The Yangtze is China's greatest river, and along with the Yellow River, was the cradle of Chinese civilization. Both have been the subject of poems and paintings by the great literary and artistic figures of the past. Among works on this theme by more modern painters and calligraphers, none is better known than Zhang Daqian's 1968 Impressions of the Yangtze, a composition showing the Yangtze from a high vantage point for an imposing sense of breadth and power. The picture surface seems drenched in fresh waters and lush greenery, and in a synthesis of his characteristic styles, Zhang uses splashes of ink, along with dripping, dampening, saturation, flowing paint, and pigments pressed dry onto the surface, to convey the feel of the Yangtze in its great winding course. Yu Chengyao's Impressions of the Yangtze similarly draws upon a wealth of techniques, but in a manner very different from Zhang Daqian's presentation of his impressions of the same river. Yu's depiction allows various points of entry into the painting, as viewers who follow the winding course of the river into and through the distance perceive the work as a series of separate segments. A key focus of the painting, however, remains the layering-a sense of the relative distances of surface features one perceives when immersed in a landscape, a sense possibly growing from Yu's experience with the terrain in his youth as an enlisted man and officer, which resulted in a different view of the earth's natural features than other artists might have. Yu's brushwork is not entirely derived from traditional techniques: short strokes and specks constitute the greater part, while the varying density of rows of brush dabs produces variations between bright and dark tones and provides the structure of the work.
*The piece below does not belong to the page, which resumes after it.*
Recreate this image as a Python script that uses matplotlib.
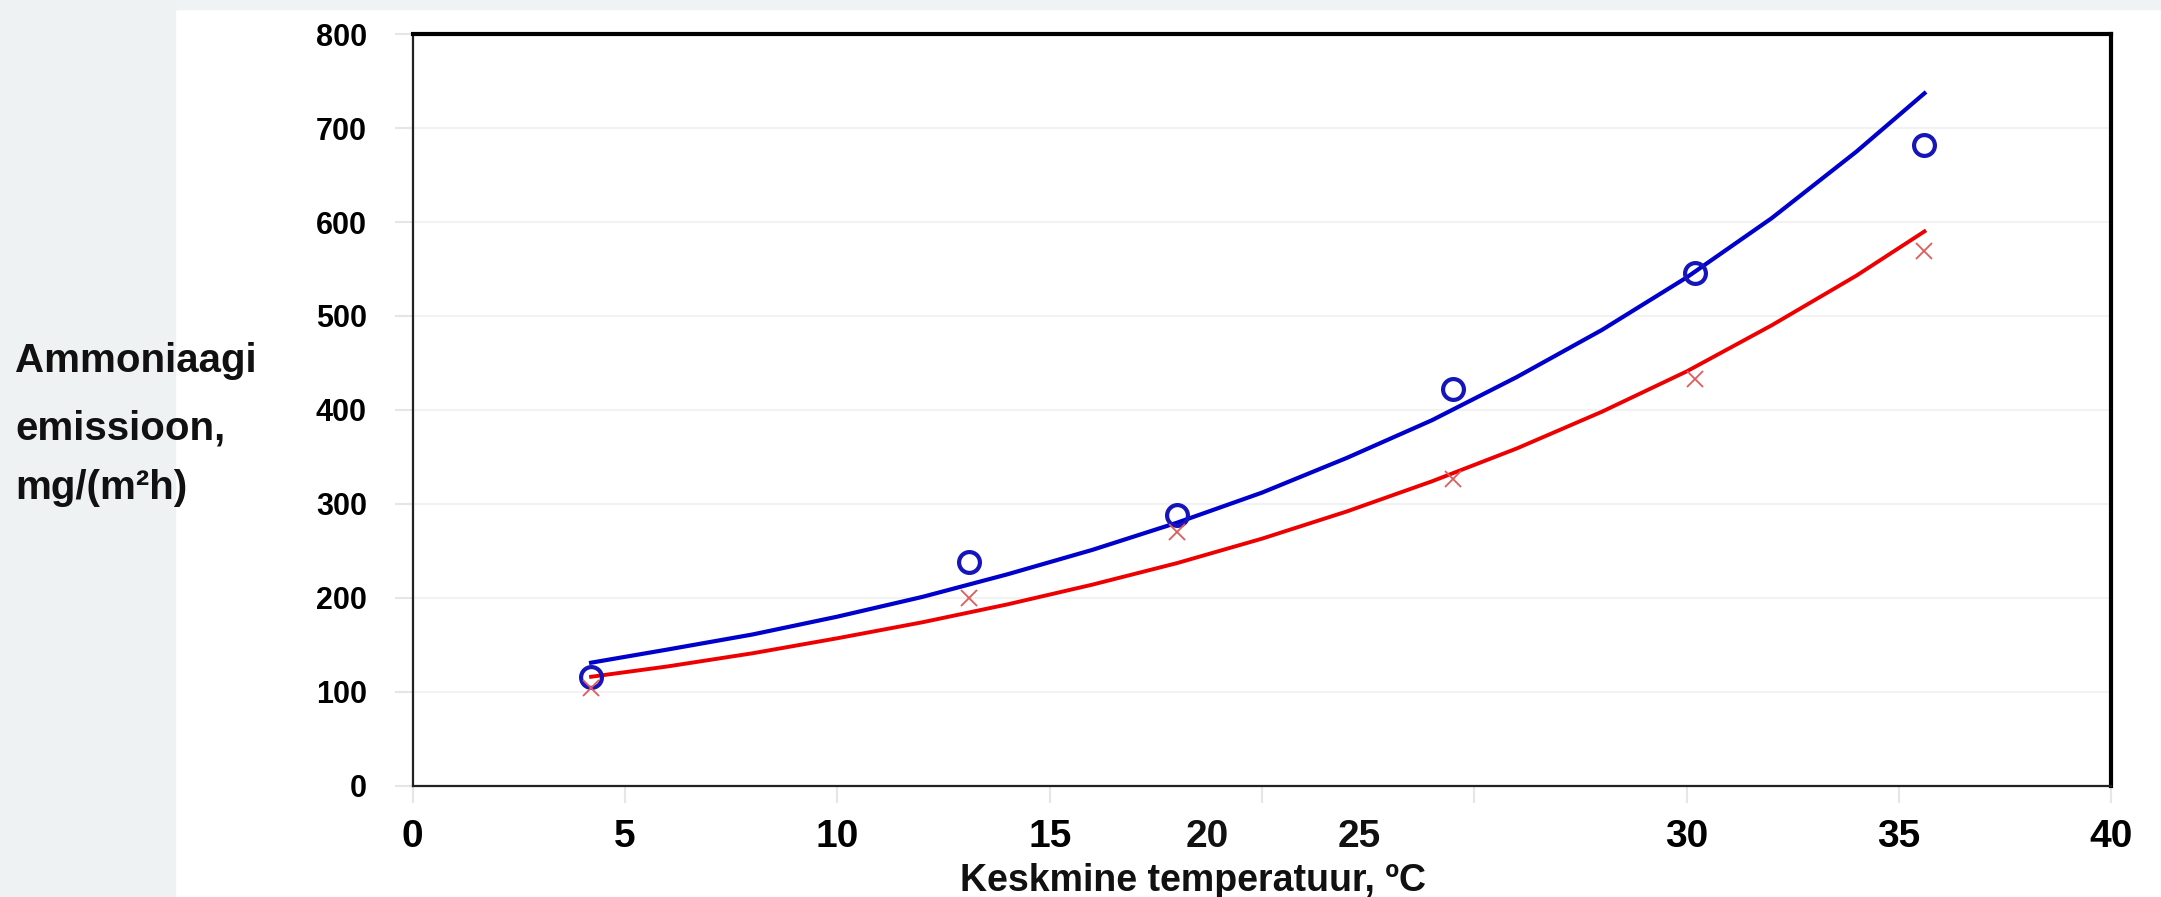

Yu Chengyao's art derives from his vast personal experience, and reaches far beyond the re-creation of any existing scene. It applies the ancient concept of learning from nature, but employs modern concepts of presentation. In this landscape, Yu pours out his feelings about remembered journeys in a composition so perfectly realized that it invites viewers to enter it-to walk among the mountains, to roam, to gaze, to live within the world of the painting.